As I’ve been preaching this series on Pursuing Christ and learning how to follow Jesus more intentionally through a Rule of Life, I’ve tried to make it clear that a rule doesn’t need to be as formal or final as it might sound. We should be careful and prayerful as we ask ourselves how we can pattern our lives to love God and love others, but we don’t need to feel like we are etching everything in stone.
A Rule of Life needs to be examined and revised, not only through prayerful reflection but in loving community with others. We need friends and family who have known us over time and who understand where we are right now to weigh in.
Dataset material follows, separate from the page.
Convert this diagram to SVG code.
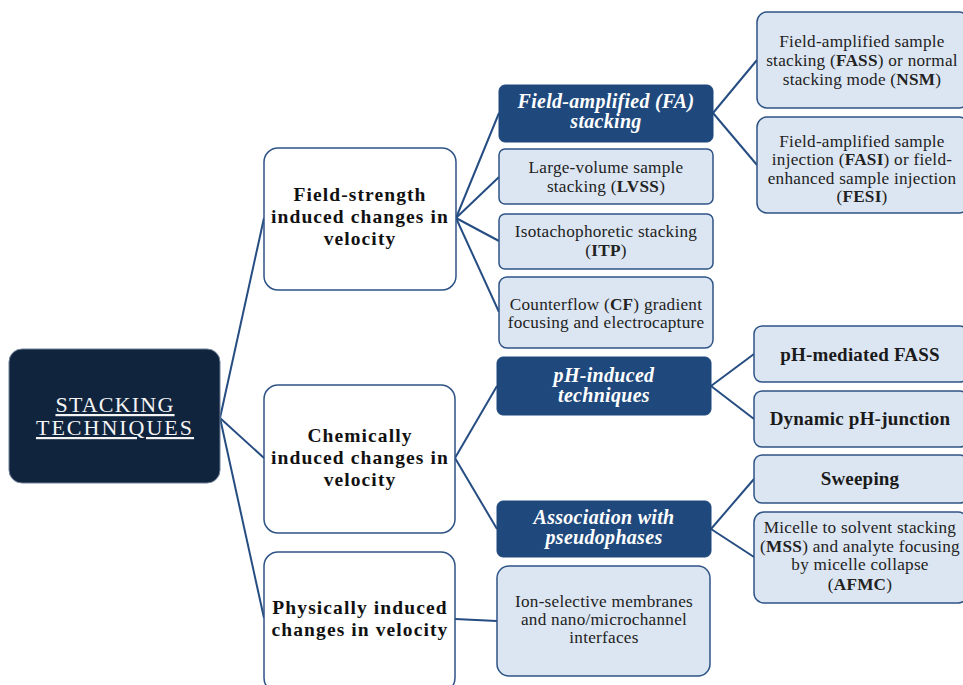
<svg xmlns="http://www.w3.org/2000/svg" width="963" height="685" viewBox="0 0 963 685" font-family="'Liberation Serif', 'DejaVu Serif', serif">
<style>
text{font-family:'Liberation Serif','DejaVu Serif',serif;text-anchor:middle;}
.root{fill:#10243e;stroke:#6d7f95;stroke-width:1;}
.mid{fill:#ffffff;stroke:#2e5385;stroke-width:1.5;}
.dark{fill:#1f497d;stroke:#1f497d;stroke-width:1;}
.light{fill:#dce6f2;stroke:#2e5385;stroke-width:1.5;}
.tr{fill:#f4f4f4;font-size:22px;letter-spacing:1.2px;text-decoration:underline;}
.tm{fill:#111111;font-size:19.5px;font-weight:bold;letter-spacing:1.1px;}
.td{fill:#ffffff;font-size:20px;font-weight:bold;font-style:italic;letter-spacing:0.3px;}
.tl{fill:#222222;font-size:17.2px;letter-spacing:0.25px;}
.tb{fill:#1a1a1a;font-size:19px;font-weight:bold;letter-spacing:0.2px;}
.b{font-weight:bold;}
.conn line{stroke:#264d82;stroke-width:2;fill:none;}
</style>
<g id="connectors" class="conn">
<line x1="220" y1="418" x2="264" y2="218"/>
<line x1="220" y1="418" x2="264" y2="458"/>
<line x1="220" y1="418" x2="264" y2="618"/>
<line x1="456" y1="218" x2="499" y2="113"/>
<line x1="456" y1="218" x2="499" y2="177"/>
<line x1="456" y1="218" x2="499" y2="241"/>
<line x1="456" y1="218" x2="499" y2="312"/>
<line x1="713" y1="113" x2="757" y2="60"/>
<line x1="713" y1="113" x2="757" y2="165"/>
<line x1="455" y1="458" x2="497" y2="386"/>
<line x1="455" y1="458" x2="497" y2="529"/>
<line x1="711" y1="386" x2="754" y2="354"/>
<line x1="711" y1="386" x2="754" y2="419"/>
<line x1="711" y1="529" x2="754" y2="479"/>
<line x1="711" y1="529" x2="754" y2="557"/>
<line x1="455" y1="619" x2="497" y2="621"/>
</g>
<g id="root">
<rect class="root" x="9" y="349" width="211" height="134" rx="13"/>
<text class="tr" x="115" y="412">STACKING</text>
<text class="tr" x="115" y="435" style="letter-spacing:2px">TECHNIQUES</text>
</g>
<g id="field-strength">
<rect class="mid" x="264" y="148" width="192" height="142" rx="14"/>
<text class="tm" x="360" y="201">Field-strength</text>
<text class="tm" x="360" y="223">induced changes in</text>
<text class="tm" x="360" y="245">velocity</text>
</g>
<g id="chemically">
<rect class="mid" x="264" y="385" width="191" height="148" rx="14"/>
<text class="tm" x="360" y="442">Chemically</text>
<text class="tm" x="360" y="464">induced changes in</text>
<text class="tm" x="360" y="486">velocity</text>
</g>
<g id="physically">
<rect class="mid" x="264" y="552" width="191" height="140" rx="14"/>
<text class="tm" x="360" y="614">Physically induced</text>
<text class="tm" x="360" y="636">changes in velocity</text>
</g>
<g id="fa-stacking">
<rect class="dark" x="499" y="85" width="214" height="57" rx="6"/>
<text class="td" x="606" y="108">Field-amplified (FA)</text>
<text class="td" x="606" y="128">stacking</text>
</g>
<g id="lvss">
<rect class="light" x="499" y="149" width="214" height="55" rx="6"/>
<text class="tl" x="606" y="173">Large-volume sample</text>
<text class="tl" x="606" y="192">stacking (<tspan class="b">LVSS</tspan>)</text>
</g>
<g id="itp">
<rect class="light" x="499" y="214" width="214" height="55" rx="6"/>
<text class="tl" x="606" y="237">Isotachophoretic stacking</text>
<text class="tl" x="606" y="256">(<tspan class="b">ITP</tspan>)</text>
</g>
<g id="cf">
<rect class="light" x="499" y="277" width="214" height="71" rx="8"/>
<text class="tl" x="606" y="310">Counterflow (<tspan class="b">CF</tspan>) gradient</text>
<text class="tl" x="606" y="328">focusing and electrocapture</text>
</g>
<g id="fass">
<rect class="light" x="757" y="12" width="212" height="96" rx="10"/>
<text class="tl" x="862" y="47">Field-amplified sample</text>
<text class="tl" x="862" y="66">stacking (<tspan class="b">FASS</tspan>) or normal</text>
<text class="tl" x="862" y="85">stacking mode (<tspan class="b">NSM</tspan>)</text>
</g>
<g id="fasi">
<rect class="light" x="757" y="117" width="212" height="96" rx="10"/>
<text class="tl" x="862" y="147">Field-amplified sample</text>
<text class="tl" x="862" y="165">injection (<tspan class="b">FASI</tspan>) or field-</text>
<text class="tl" x="862" y="184">enhanced sample injection</text>
<text class="tl" x="862" y="202">(<tspan class="b">FESI</tspan>)</text>
</g>
<g id="ph-induced">
<rect class="dark" x="497" y="357" width="214" height="58" rx="6"/>
<text class="td" x="604" y="382">pH-induced</text>
<text class="td" x="604" y="402">techniques</text>
</g>
<g id="association">
<rect class="dark" x="497" y="501" width="214" height="56" rx="6"/>
<text class="td" x="604" y="524">Association with</text>
<text class="td" x="604" y="544">pseudophases</text>
</g>
<g id="ph-mediated-fass">
<rect class="light" x="754" y="326" width="214" height="56" rx="8"/>
<text class="tb" x="860" y="361">pH-mediated FASS</text>
</g>
<g id="dynamic-ph-junction">
<rect class="light" x="754" y="391" width="214" height="56" rx="8"/>
<text class="tb" x="860" y="425">Dynamic pH-junction</text>
</g>
<g id="sweeping">
<rect class="light" x="754" y="455" width="214" height="48" rx="8"/>
<text class="tb" x="860" y="485">Sweeping</text>
</g>
<g id="mss">
<rect class="light" x="754" y="512" width="214" height="91" rx="10"/>
<text class="tl" x="860" y="533">Micelle to solvent stacking</text>
<text class="tl" x="860" y="552">(<tspan class="b">MSS</tspan>) and analyte focusing</text>
<text class="tl" x="860" y="570">by micelle collapse</text>
<text class="tl" x="860" y="590">(<tspan class="b">AFMC</tspan>)</text>
</g>
<g id="ion-selective">
<rect class="light" x="497" y="566" width="213" height="110" rx="12"/>
<text class="tl" x="604" y="607">Ion-selective membranes</text>
<text class="tl" x="604" y="625">and nano/microchannel</text>
<text class="tl" x="604" y="643">interfaces</text>
</g>
</svg>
They can help us see where a rule may have become prideful about a particular discipline or where our rule is driving us into guilt and feelings of failure.
Sometimes, the best way to revise or develop a rule of life is to identify moments in your life right now that lead you toward the life of Jesus and then create a rule to help encourage you down that path more often. A rule of life is less about re-inventing your habits, but curating and nurturing them.
This is how I’ve been led to a rule of hospitality. On a whim last December, Emily and I jotted down everyone we could remember who had been in our home over the course of the last year. The list kept going and going—we’d hosted a lot more people than I would’ve guessed. We enjoy having people over, and we’ve learned how to maintain the habit without feeling pressured to impress, but it wasn’t until I saw this list that I realized the effect this had on how I thought of others.
On top of this, Emily and I have been recipients of hospitality from our refugee friends on many occasions over the last year or so. And every time they hosted us for a meal, I was overwhelmed by their kindness, generosity, and joyfulness. They were able to create such a loving space in their home for us. Seeing this model inspired me to consider how my own guests felt in my home.
From this, Emily and I have developed a simple rule of hosting someone for dinner in our home at least once a week. There are plenty of other stipulations and principles we try to adhere to, but, as I’ve preached, a Rule of Life isn’t meant to be aspirational. It’s not the ‘high bar.’ It’s the minimum standard you don’t want to drop below. So, while we try to ensure that we are always inviting new people and that the house is always clean and the food is always homemade, we are not above sharing a pizza with the neighbors while the kids dump all their toys on the floor.
When you host someone in your home, you learn to attend to their needs. You take their coat, offer a drink, invite them to sit on the best chair. These little attentions tell you a new story about your home—that it isn’t just your personal Batcave, designed to satisfy your every need. Showing hospitality re-wires you to serve rather than be served. It re-wires you not to fear vulnerability, but to welcome it.
As I’ve come to understand about myself, these are lessons that I desperately need to learn. And this simple rule is teaching me in ways that no book or class ever could.